Food Lion remodeling, pandemic fuel Greencastle distribution center jobs
The remodeling of more than 100 Food Lion grocery stores in five states, the opening of 20 more and the pandemic surge in demand for groceries are fueling a hiring push at ADUSA Distribution LLC's facility on Commerce Avenue in Antrim Township.
Two hundred employees have been hired in the past four months and 100 more are needed, according to a news release from Ahold Delhaize USA, the retail group that owns Food Lion, Giant Food, The GIANT Company (GIANT and MARTIN'S), Hannaford and Stop & Shop. ADUSA Distribution LLC is its distribution company.
The 1.1-million-square-foot ADUSA Distribution facility in the Greencastle-Antrim Development Corp. industrial park serves Food Lion stores in Pennsylvania, Maryland, Virginia, West Virginia and Delaware, according to Mike Snavely, distribution center lead in Greencastle.
“The past year has been an unprecedented time for grocery,” Snavely said. “Each of our associates plays an invaluable role in ensuring local families have access to the food and other products they need. Every day, we believe our associates are superheroes and this is true now more than ever. We’re excited to welcome 100 new associates into our ADUSA Distribution family, where we not only offer competitive compensation and benefits, but also a culture of care and the opportunity to grow a career.”
Positions include drivers, selectors, sanitation workers, fork lift drivers and a facilities maintenance manager. The goal is 670 employees to handle the increase in volume, Snavely said. More information about the jobs is available at adusadistributionjobs.com.
The facility's volume is up 25 percent due to 112 remodeled and 20 new stores, as well as more people eating at home during the pandemic, Snavely said.
The site is a full-service distribution center, dealing with everything from dry goods, frozen foods and dairy items to health and beauty aids in both private store label and national brands. Workers handle three million cases a week or 156 million annually, according to Snavely, who said a case typically includes 12 to 24 units.
The transportation fleet travels 33,000 miles a day or 12 million miles a year.
The Greencastle distribution center serves 154 Food Lion stores, including 112 that were part of the remodeling process that started five years ago.
A December news release from Food Lion marked the completion of a $212.5 million remodeling project at 112 stores, including Mercersburg and Hanover in south-central Pennsylvania.
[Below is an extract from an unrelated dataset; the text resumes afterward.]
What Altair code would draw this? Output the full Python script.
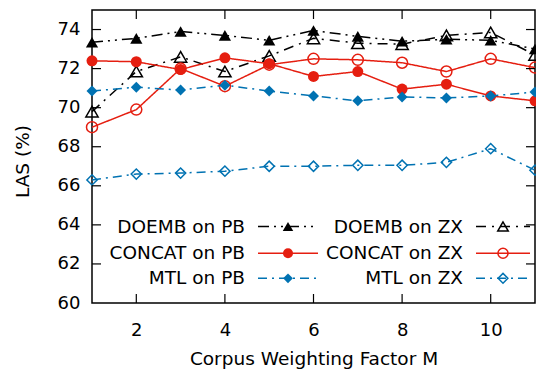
import altair as alt
import pandas as pd

# ---- data ----
M = [1, 2, 3, 4, 5, 6, 7, 8, 9, 10, 11]
doemb_pb = [73.35, 73.55, 73.9, 73.7, 73.45, 73.95, 73.65, 73.4, 73.5, 73.45, 73.0]
doemb_zx = [69.8, 71.85, 72.6, 71.85, 72.65, 73.55, 73.3, 73.25, 73.7, 73.85, 72.7]
concat_pb = [72.4, 72.35, 71.95, 72.55, 72.25, 71.6, 71.85, 70.95, 71.2, 70.6, 70.35]
concat_zx = [69.0, 69.9, 72.0, 71.1, 72.2, 72.5, 72.45, 72.3, 71.85, 72.5, 72.05]
mtl_pb = [70.85, 71.05, 70.9, 71.15, 70.85, 70.6, 70.35, 70.55, 70.5, 70.6, 70.8]
mtl_zx = [66.3, 66.6, 66.65, 66.75, 67.0, 67.0, 67.05, 67.05, 67.2, 67.9, 66.8]

x_ticks = [2, 4, 6, 8, 10]
y_ticks = [60, 62, 64, 66, 68, 70, 72, 74]

BLACK = "#000000"
RED = "#e51e10"
BLUE = "#0072b2"
FONT = "DejaVu Sans"

W, H = 443, 293

# name, values, color, dash, shape, filled, size, legend column, legend row
series = [
    ("DOEMB on PB", doemb_pb, BLACK, [11, 5, 2, 5, 2, 5], "triangle-up", True, 150, 0, 0),
    ("DOEMB on ZX", doemb_zx, BLACK, [10, 6, 2, 6], "triangle-up", False, 150, 1, 0),
    ("CONCAT on PB", concat_pb, RED, [1, 0], "circle", True, 121, 0, 1),
    ("CONCAT on ZX", concat_zx, RED, [1, 0], "circle", False, 121, 1, 1),
    ("MTL on PB", mtl_pb, BLUE, [9, 5, 2, 5], "diamond", True, 120, 0, 2),
    ("MTL on ZX", mtl_zx, BLUE, [9, 5, 2, 5], "diamond", False, 105, 1, 2),
]

xscale = alt.Scale(domain=[1, 11], nice=False, zero=False)
yscale = alt.Scale(domain=[60, 75], nice=False, zero=False)

x_axis = alt.Axis(values=x_ticks, ticks=False, tickSize=0, domain=False, grid=False,
                  labelFont=FONT, labelFontSize=18, labelColor="black", labelPadding=18,
                  labelFlush=False,
                  title="Corpus Weighting Factor M", titleFont=FONT, titleFontSize=18.5,
                  titleFontWeight="normal", titleColor="black", titleY=61,
                  titleBaseline="alphabetic")
y_axis = alt.Axis(values=y_ticks, ticks=False, tickSize=0, domain=False, grid=False,
                  labelFont=FONT, labelFontSize=18, labelColor="black", labelPadding=12,
                  labelFlush=False,
                  title="LAS (%)", titleFont=FONT, titleFontSize=18.5,
                  titleFontWeight="normal", titleColor="black", titleAngle=270,
                  titleX=-70, titleY=151, titleBaseline="middle", titleAlign="center")


def xe(field):
    return alt.X(f"{field}:Q", scale=xscale, axis=x_axis, title="Corpus Weighting Factor M")


def ye(field):
    return alt.Y(f"{field}:Q", scale=yscale, axis=y_axis, title="LAS (%)")


layers = []
for name, vals, color, dash, shape, filled, size, col, row in series:
    df = pd.DataFrame({"M": M, "LAS": vals})
    line = alt.Chart(df).mark_line(color=color, strokeWidth=1.5, strokeDash=dash,
                                   clip=False).encode(x=xe("M"), y=ye("LAS"))
    if filled:
        pts = alt.Chart(df).mark_point(shape=shape, filled=True, size=size, color=color,
                                       opacity=1, clip=False).encode(x=xe("M"), y=ye("LAS"))
    else:
        pts = alt.Chart(df).mark_point(shape=shape, filled=False, size=size, color=color,
                                       strokeWidth=1.5, opacity=1,
                                       clip=False).encode(x=xe("M"), y=ye("LAS"))
    layers += [line, pts]

# ---- inward ticks on all four sides ----
TL = 9
xt = pd.DataFrame({"M": x_ticks})
yt = pd.DataFrame({"LAS": [v for v in y_ticks if v != 60]})
tick_style = dict(color="black", strokeWidth=1.2)
layers.append(alt.Chart(xt).mark_rule(**tick_style).encode(
    x=xe("M"), y=alt.value(H), y2=alt.value(H - TL)))
layers.append(alt.Chart(xt).mark_rule(**tick_style).encode(
    x=xe("M"), y=alt.value(0), y2=alt.value(TL)))
layers.append(alt.Chart(yt).mark_rule(**tick_style).encode(
    y=ye("LAS"), x=alt.value(0), x2=alt.value(TL)))
layers.append(alt.Chart(yt).mark_rule(**tick_style).encode(
    y=ye("LAS"), x=alt.value(W), x2=alt.value(W - TL)))

# ---- gnuplot-style legend: label, then line sample with marker ----
one = pd.DataFrame({"a": [0]})
text_right = [153, 371]
sample_x = [(166, 226), (384, 438)]
row_y = [216.5, 243.3, 268.3]
leg_size = {"triangle-up": 110, "circle": 100, "diamond": 95}
for name, vals, color, dash, shape, filled, size, col, row in series:
    yv = row_y[row]
    layers.append(alt.Chart(one).mark_text(text=name, align="right", baseline="middle",
                                           font=FONT, fontSize=18.5, color="black").encode(
        x=alt.value(text_right[col]), y=alt.value(yv)))
    x0, x1 = sample_x[col]
    layers.append(alt.Chart(one).mark_rule(color=color, strokeWidth=1.5, strokeDash=dash).encode(
        x=alt.value(x0), x2=alt.value(x1), y=alt.value(yv)))
    if filled:
        layers.append(alt.Chart(one).mark_point(shape=shape, filled=True, size=leg_size[shape],
                                                color=color, opacity=1).encode(
            x=alt.value((x0 + x1) / 2), y=alt.value(yv)))
    else:
        layers.append(alt.Chart(one).mark_point(shape=shape, filled=False, size=leg_size[shape],
                                                color=color, strokeWidth=1.5, opacity=1).encode(
            x=alt.value((x0 + x1) / 2), y=alt.value(yv)))

chart = alt.layer(*layers).properties(
    width=W, height=H,
    autosize=alt.AutoSizeParams(type="none"),
    padding={"left": 84, "top": 2, "right": 1, "bottom": 68},
    background="white",
).configure_view(stroke="black", strokeWidth=1.5)

chart.save("out.html", embed_options={"renderer": "svg", "actions": False})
“Nourishing our neighbors in the towns and cities we serve is core to everything we do, and we’re excited to welcome customers to their fresh, new Food Lion," Meg Ham, president of Food Lion, said in the news release. "Neighbors, many who have shopped in their local Food Lion for decades, are now able to enjoy a new grocery shopping experience through the significant investments in our stores, associates and communities."
The changes included expanded variety and assortment across all departments; more items in the “Local Goodness” section; expanded variety of craft beer and limited reserve wines, where available; more natural, organic and gluten-free items; a larger selection of fresh produce and meat; a wider variety of grab-and-go items and pre-sliced deli meats; a more efficient checkout process; new signs and groupings of like products; and additional safety equipment and protocols.
Snavely also highlighted the health and safety protocols at the distribution center, where there is "rigorous cleaning." Employees also must wear masks at all times while indoors and have daily health assessments and temperature checks.
He helped open the Greencastle facility, then known as the Food Lion Distribution Center, in May 1991, worked there until 1998 and returned in June 2020.
Snavely said the culture of the place and the dedication of the employees hasn't changed over the years.
"I'm very proud of who we have employed with us," Snavely said, adding the employees truly are superheroes who rolled up their sleeves and jumped in to help during the pandemic.